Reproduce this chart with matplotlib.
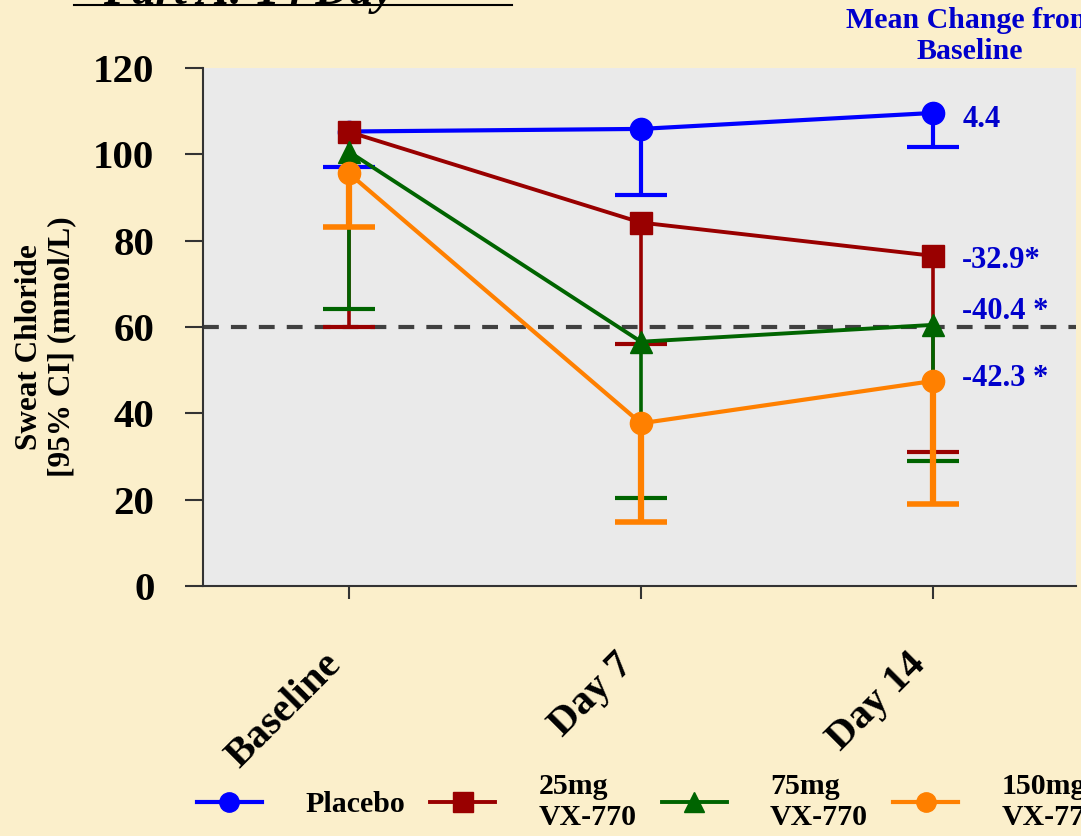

==============================

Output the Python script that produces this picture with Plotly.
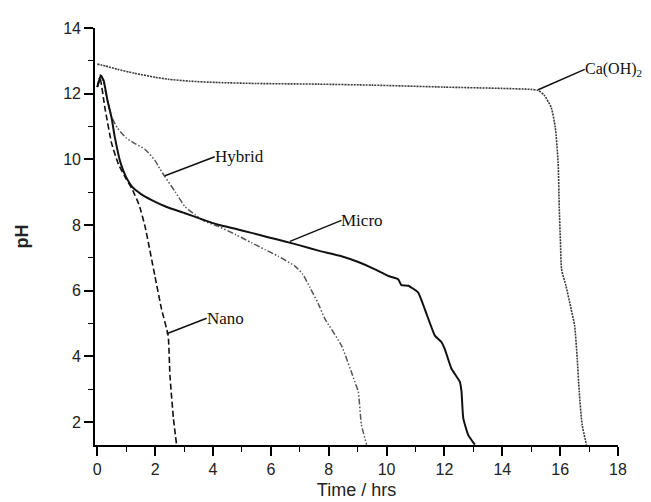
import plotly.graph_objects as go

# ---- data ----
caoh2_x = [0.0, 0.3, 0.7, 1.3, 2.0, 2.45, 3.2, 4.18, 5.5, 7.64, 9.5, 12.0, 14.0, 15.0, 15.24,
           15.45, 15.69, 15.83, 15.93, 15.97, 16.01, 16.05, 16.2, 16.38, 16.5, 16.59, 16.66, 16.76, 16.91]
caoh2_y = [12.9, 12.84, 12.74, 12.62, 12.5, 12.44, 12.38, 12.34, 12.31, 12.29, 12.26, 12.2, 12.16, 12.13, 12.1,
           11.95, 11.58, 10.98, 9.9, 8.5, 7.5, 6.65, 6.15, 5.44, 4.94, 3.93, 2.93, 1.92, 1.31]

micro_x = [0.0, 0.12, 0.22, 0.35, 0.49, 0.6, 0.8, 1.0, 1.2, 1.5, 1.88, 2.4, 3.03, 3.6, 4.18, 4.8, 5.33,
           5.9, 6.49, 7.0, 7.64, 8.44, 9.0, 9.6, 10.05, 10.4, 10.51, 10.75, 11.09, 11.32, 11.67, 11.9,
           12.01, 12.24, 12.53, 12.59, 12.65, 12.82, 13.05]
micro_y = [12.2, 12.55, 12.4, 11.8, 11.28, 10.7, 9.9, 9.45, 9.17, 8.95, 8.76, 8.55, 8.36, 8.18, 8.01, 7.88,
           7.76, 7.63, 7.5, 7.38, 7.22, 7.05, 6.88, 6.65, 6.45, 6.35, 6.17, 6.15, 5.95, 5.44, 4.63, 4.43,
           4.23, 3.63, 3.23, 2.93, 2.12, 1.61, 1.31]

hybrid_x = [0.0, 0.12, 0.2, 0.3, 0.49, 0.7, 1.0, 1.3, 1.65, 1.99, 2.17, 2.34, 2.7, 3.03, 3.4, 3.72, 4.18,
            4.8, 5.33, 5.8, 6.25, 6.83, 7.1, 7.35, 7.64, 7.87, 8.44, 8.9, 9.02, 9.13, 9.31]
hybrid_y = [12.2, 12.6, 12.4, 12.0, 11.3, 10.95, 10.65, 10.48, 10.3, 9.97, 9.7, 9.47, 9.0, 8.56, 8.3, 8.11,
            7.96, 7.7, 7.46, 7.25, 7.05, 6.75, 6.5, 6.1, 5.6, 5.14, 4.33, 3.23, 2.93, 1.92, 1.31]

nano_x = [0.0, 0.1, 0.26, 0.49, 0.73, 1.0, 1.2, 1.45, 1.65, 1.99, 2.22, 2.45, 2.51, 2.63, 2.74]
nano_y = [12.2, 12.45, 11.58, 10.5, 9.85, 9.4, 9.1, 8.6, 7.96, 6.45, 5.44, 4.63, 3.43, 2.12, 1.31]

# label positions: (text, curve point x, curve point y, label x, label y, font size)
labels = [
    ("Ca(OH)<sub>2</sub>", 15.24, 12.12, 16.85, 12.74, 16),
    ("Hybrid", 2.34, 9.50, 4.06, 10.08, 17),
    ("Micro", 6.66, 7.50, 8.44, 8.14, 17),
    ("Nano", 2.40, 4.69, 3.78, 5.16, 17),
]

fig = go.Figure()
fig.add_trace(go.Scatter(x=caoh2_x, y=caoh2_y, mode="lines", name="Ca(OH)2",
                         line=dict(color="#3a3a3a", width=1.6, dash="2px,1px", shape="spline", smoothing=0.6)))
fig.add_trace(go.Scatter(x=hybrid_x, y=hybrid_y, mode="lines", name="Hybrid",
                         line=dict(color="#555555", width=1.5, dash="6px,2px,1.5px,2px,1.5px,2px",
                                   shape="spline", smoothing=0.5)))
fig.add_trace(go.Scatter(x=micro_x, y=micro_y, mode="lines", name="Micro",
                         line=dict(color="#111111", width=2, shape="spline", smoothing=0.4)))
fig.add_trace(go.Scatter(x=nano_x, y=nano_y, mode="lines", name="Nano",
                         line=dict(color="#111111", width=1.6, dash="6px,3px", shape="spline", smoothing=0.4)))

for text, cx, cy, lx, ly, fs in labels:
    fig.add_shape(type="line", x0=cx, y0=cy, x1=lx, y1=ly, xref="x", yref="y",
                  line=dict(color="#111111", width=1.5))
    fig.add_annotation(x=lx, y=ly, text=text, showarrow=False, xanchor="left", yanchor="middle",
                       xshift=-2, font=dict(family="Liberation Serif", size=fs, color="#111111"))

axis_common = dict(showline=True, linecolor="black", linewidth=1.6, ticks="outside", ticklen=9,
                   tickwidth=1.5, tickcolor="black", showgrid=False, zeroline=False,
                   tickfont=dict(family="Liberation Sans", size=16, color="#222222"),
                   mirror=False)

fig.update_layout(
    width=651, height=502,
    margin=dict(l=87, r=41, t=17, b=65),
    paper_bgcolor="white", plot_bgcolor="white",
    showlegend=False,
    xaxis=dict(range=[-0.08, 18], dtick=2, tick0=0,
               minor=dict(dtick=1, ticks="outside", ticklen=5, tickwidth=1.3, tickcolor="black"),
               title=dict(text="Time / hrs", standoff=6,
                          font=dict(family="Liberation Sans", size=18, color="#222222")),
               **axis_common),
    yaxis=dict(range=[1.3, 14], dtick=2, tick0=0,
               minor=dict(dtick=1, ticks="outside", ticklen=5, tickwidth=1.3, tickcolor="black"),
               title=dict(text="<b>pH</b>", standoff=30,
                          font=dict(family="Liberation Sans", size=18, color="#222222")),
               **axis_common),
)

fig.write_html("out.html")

==============================

> [SHORT EXERCISE]:
Copy word for word every line from the one with "Output the Python" through the one with "4.23, 3.63, 3.23, 2.93, 2.12, 1.61, 1.31]", including both. No pictures belong in the copy.

> [COMPLETED TASK]:
Output the Python script that produces this picture with Plotly.
import plotly.graph_objects as go

# ---- data ----
caoh2_x = [0.0, 0.3, 0.7, 1.3, 2.0, 2.45, 3.2, 4.18, 5.5, 7.64, 9.5, 12.0, 14.0, 15.0, 15.24,
           15.45, 15.69, 15.83, 15.93, 15.97, 16.01, 16.05, 16.2, 16.38, 16.5, 16.59, 16.66, 16.76, 16.91]
caoh2_y = [12.9, 12.84, 12.74, 12.62, 12.5, 12.44, 12.38, 12.34, 12.31, 12.29, 12.26, 12.2, 12.16, 12.13, 12.1,
           11.95, 11.58, 10.98, 9.9, 8.5, 7.5, 6.65, 6.15, 5.44, 4.94, 3.93, 2.93, 1.92, 1.31]

micro_x = [0.0, 0.12, 0.22, 0.35, 0.49, 0.6, 0.8, 1.0, 1.2, 1.5, 1.88, 2.4, 3.03, 3.6, 4.18, 4.8, 5.33,
           5.9, 6.49, 7.0, 7.64, 8.44, 9.0, 9.6, 10.05, 10.4, 10.51, 10.75, 11.09, 11.32, 11.67, 11.9,
           12.01, 12.24, 12.53, 12.59, 12.65, 12.82, 13.05]
micro_y = [12.2, 12.55, 12.4, 11.8, 11.28, 10.7, 9.9, 9.45, 9.17, 8.95, 8.76, 8.55, 8.36, 8.18, 8.01, 7.88,
           7.76, 7.63, 7.5, 7.38, 7.22, 7.05, 6.88, 6.65, 6.45, 6.35, 6.17, 6.15, 5.95, 5.44, 4.63, 4.43,
           4.23, 3.63, 3.23, 2.93, 2.12, 1.61, 1.31]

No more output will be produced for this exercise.